I have the following code, which does not compile:

  import Numeric.AD

  data Trainable a b = forall n . Floating n =>  Trainable ([n] -> a -> b) (a -> b -> [n] -> n) 

  trainSgdFull :: (Floating n, Ord n) => Trainable a b -> [n] -> a -> b -> [[n]]
  trainSgdFull (Trainable _ cost) init input target =  gradientDescent (cost input target) init

I want to use the Trainable type to represent machine learning systems trainable by gradient descent. The first arguemnt would be the transfer function, and the sencond would be the cost function, a is the input type, and b is the output/target type, and the list contains the learnable parameters. The compiler complains this:

 src/MachineLearning/Training.hs:12:73:
Could not deduce (n1 ~ ad-3.3.1.1:Numeric.AD.Internal.Types.AD s n)
from the context (Floating n, Ord n)
  bound by the type signature for
             trainSgdFull :: (Floating n, Ord n) =>
                             Trainable a b -> [n] -> a -> b -> [[n]]
  at src/MachineLearning/Training.hs:12:3-95
or from (Floating n1)
  bound by a pattern with constructor
             Trainable :: forall a b n.
                          Floating n =>
                          ([n] -> a -> b) -> (a -> b -> [n] -> n) -> Trainable a b,
           in an equation for `trainSgdFull'
  at src/MachineLearning/Training.hs:12:17-32
or from (Numeric.AD.Internal.Classes.Mode s)
  bound by a type expected by the context:
             Numeric.AD.Internal.Classes.Mode s =>
             [ad-3.3.1.1:Numeric.AD.Internal.Types.AD s n]
             -> ad-3.3.1.1:Numeric.AD.Internal.Types.AD s n
  at src/MachineLearning/Training.hs:12:56-95
  `n1' is a rigid type variable bound by
       a pattern with constructor
         Trainable :: forall a b n.
                      Floating n =>
                      ([n] -> a -> b) -> (a -> b -> [n] -> n) -> Trainable a b,
       in an equation for `trainSgdFull'
       at src/MachineLearning/Training.hs:12:17
Expected type: [ad-3.3.1.1:Numeric.AD.Internal.Types.AD s n1]
               -> ad-3.3.1.1:Numeric.AD.Internal.Types.AD s n1
  Actual type: [n] -> n
In the return type of a call of `cost'
In the first argument of `gradientDescent', namely
  `(cost input target)'

Is the basic concept right? If it is, how could I make the code compile?

Answer 1

The problem is that

data Trainable a b = forall n . Floating n =>  Trainable ([n] -> a -> b) (a -> b -> [n] -> n)

means that in

Trainable transfer cost

the type n used is lost. All that is known is that there is some type Guessme with a Floating instance such that

transfer :: [Guessme] -> a -> b
cost :: a -> b -> [Guessme] -> Guessme

You can build Trainables with functions that only work for Complex Float, or only for Double, or ...

But in

trainSgdFull :: (Floating n, Ord n) => Trainable a b -> [n] -> a -> b -> [[n]]
trainSgdFull (Trainable _ cost) init input target =  gradientDescent (cost input target) init

you are trying to use cost with whatever Floating type is supplied as an argument.

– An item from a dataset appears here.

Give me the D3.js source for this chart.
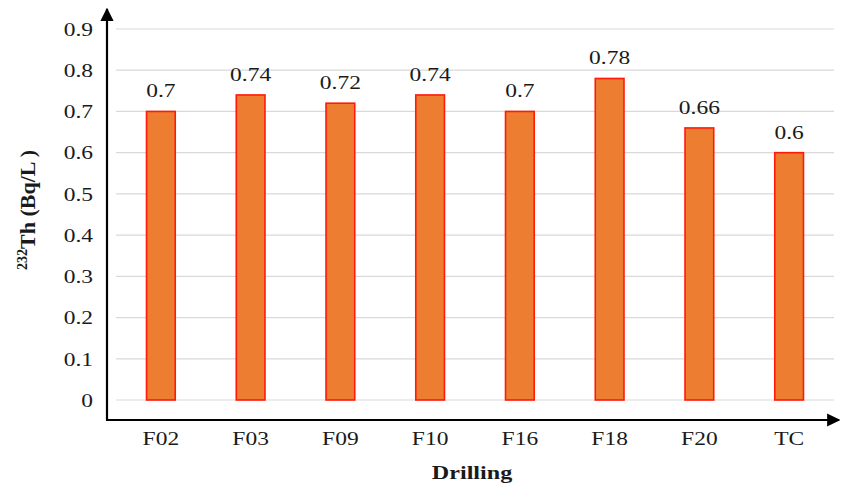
<!DOCTYPE html>
<html>
<head>
<meta charset="utf-8">
<script src="https://cdn.jsdelivr.net/npm/d3@7"></script>
<style>
  html, body { margin: 0; padding: 0; background: #fff; }
  svg { display: block; }
  text { font-family: "Liberation Serif", "Times New Roman", serif; fill: #1a1a1a; }
</style>
</head>
<body>
<svg id="chart" width="841" height="488"></svg>
<script>
// Thorium-232 activity per drilling site
const categories = ["F02", "F03", "F09", "F10", "F16", "F18", "F20", "TC"];
const values = [0.7, 0.74, 0.72, 0.74, 0.7, 0.78, 0.66, 0.6];
const yTicks = [0, 0.1, 0.2, 0.3, 0.4, 0.5, 0.6, 0.7, 0.8, 0.9];

// labels use a slightly widened serif face
const WIDEN = "scale(1.27,1)";
const FS = 18.5;

const svg = d3.select("#chart");

const x = d3.scaleBand()
  .domain(categories)
  .range([116, 834])
  .paddingInner(0.68)
  .paddingOuter(0.34);

const y = d3.scaleLinear()
  .domain([0, 0.9])
  .range([400, 29]);

// horizontal gridlines
svg.append("g")
  .selectAll("line")
  .data(yTicks)
  .join("line")
  .attr("x1", 116)
  .attr("x2", 834)
  .attr("y1", d => y(d))
  .attr("y2", d => y(d))
  .attr("stroke", "#d9d9d9")
  .attr("stroke-width", 1.2);

// y tick labels
const yAxis = d3.axisLeft(y).tickValues(yTicks).tickSize(0).tickPadding(0)
  .tickFormat(d => d === 0 ? "0" : d3.format(".1f")(d));
svg.append("g")
  .attr("transform", "translate(93,0)")
  .call(yAxis)
  .call(g => g.select(".domain").remove())
  .call(g => g.selectAll("text")
    .attr("x", 0)
    .attr("dy", "0.34em")
    .attr("transform", WIDEN)
    .attr("font-family", "Liberation Serif, serif")
    .attr("font-size", FS)
    .attr("fill", "#1a1a1a"));

// bars
svg.append("g")
  .selectAll("rect")
  .data(values)
  .join("rect")
  .attr("x", (d, i) => x(categories[i]))
  .attr("width", x.bandwidth())
  .attr("y", d => y(d))
  .attr("height", d => y(0) - y(d))
  .attr("fill", "#ED7D31")
  .attr("stroke", "#FF1A0A")
  .attr("stroke-width", 1.6);

// value labels
svg.append("g")
  .selectAll("g")
  .data(values)
  .join("g")
  .attr("transform", (d, i) => `translate(${x(categories[i]) + x.bandwidth() / 2},${y(d) - 14})`)
  .append("text")
  .attr("transform", WIDEN)
  .attr("text-anchor", "middle")
  .attr("font-size", FS)
  .text(d => String(d));

// x tick labels
const xAxis = d3.axisBottom(x).tickSize(0).tickPadding(0);
svg.append("g")
  .attr("transform", "translate(0,445)")
  .call(xAxis)
  .call(g => g.select(".domain").remove())
  .call(g => g.selectAll("text")
    .attr("y", 0)
    .attr("dy", 0)
    .attr("transform", WIDEN)
    .attr("font-family", "Liberation Serif, serif")
    .attr("font-size", FS)
    .attr("fill", "#1a1a1a"));

// axis lines with arrowheads
const defs = svg.append("defs");
defs.append("marker")
  .attr("id", "arrow")
  .attr("viewBox", "0 0 10 10")
  .attr("refX", 9)
  .attr("refY", 5)
  .attr("markerWidth", 6)
  .attr("markerHeight", 6)
  .attr("markerUnits", "strokeWidth")
  .attr("orient", "auto")
  .append("path")
  .attr("d", "M0,0 L10,5 L0,10 Z")
  .attr("fill", "#000");

svg.append("line")
  .attr("x1", 107).attr("y1", 420)
  .attr("x2", 107).attr("y2", 9)
  .attr("stroke", "#000").attr("stroke-width", 2.2)
  .attr("marker-end", "url(#arrow)");

svg.append("line")
  .attr("x1", 106).attr("y1", 420)
  .attr("x2", 839).attr("y2", 420)
  .attr("stroke", "#000").attr("stroke-width", 2.2)
  .attr("marker-end", "url(#arrow)");

// axis titles
svg.append("g")
  .attr("transform", "translate(472,479)")
  .append("text")
  .attr("transform", WIDEN)
  .attr("text-anchor", "middle")
  .attr("font-size", 19)
  .attr("font-weight", "bold")
  .text("Drilling");

const yTitle = svg.append("text")
  .attr("transform", "translate(35,210) rotate(-90)")
  .attr("text-anchor", "middle")
  .attr("font-size", 22)
  .attr("font-weight", "bold");
yTitle.append("tspan")
  .attr("font-size", 14)
  .attr("dy", -8)
  .text("232");
yTitle.append("tspan")
  .attr("dy", 8)
  .text("Th (Bq/L )");
</script>
</body>
</html>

The Trainable was built to work with type n0, the user supplies type n1, and those may or may not be the same. Thus the compiler can't deduce they are the same.

If you don't want to make n a type parameter of Trainable, you need to make it wrap polymorphic functions that work with every Floating type the caller supplies

data Trainable a b
    = Trainable (forall n. Floating n => [n] -> a -> b)
                (forall n. Floating n => a -> b -> [n] -> n)

(needs Rank2Types, or, since that is in the process of being deprecated, RankNTypes).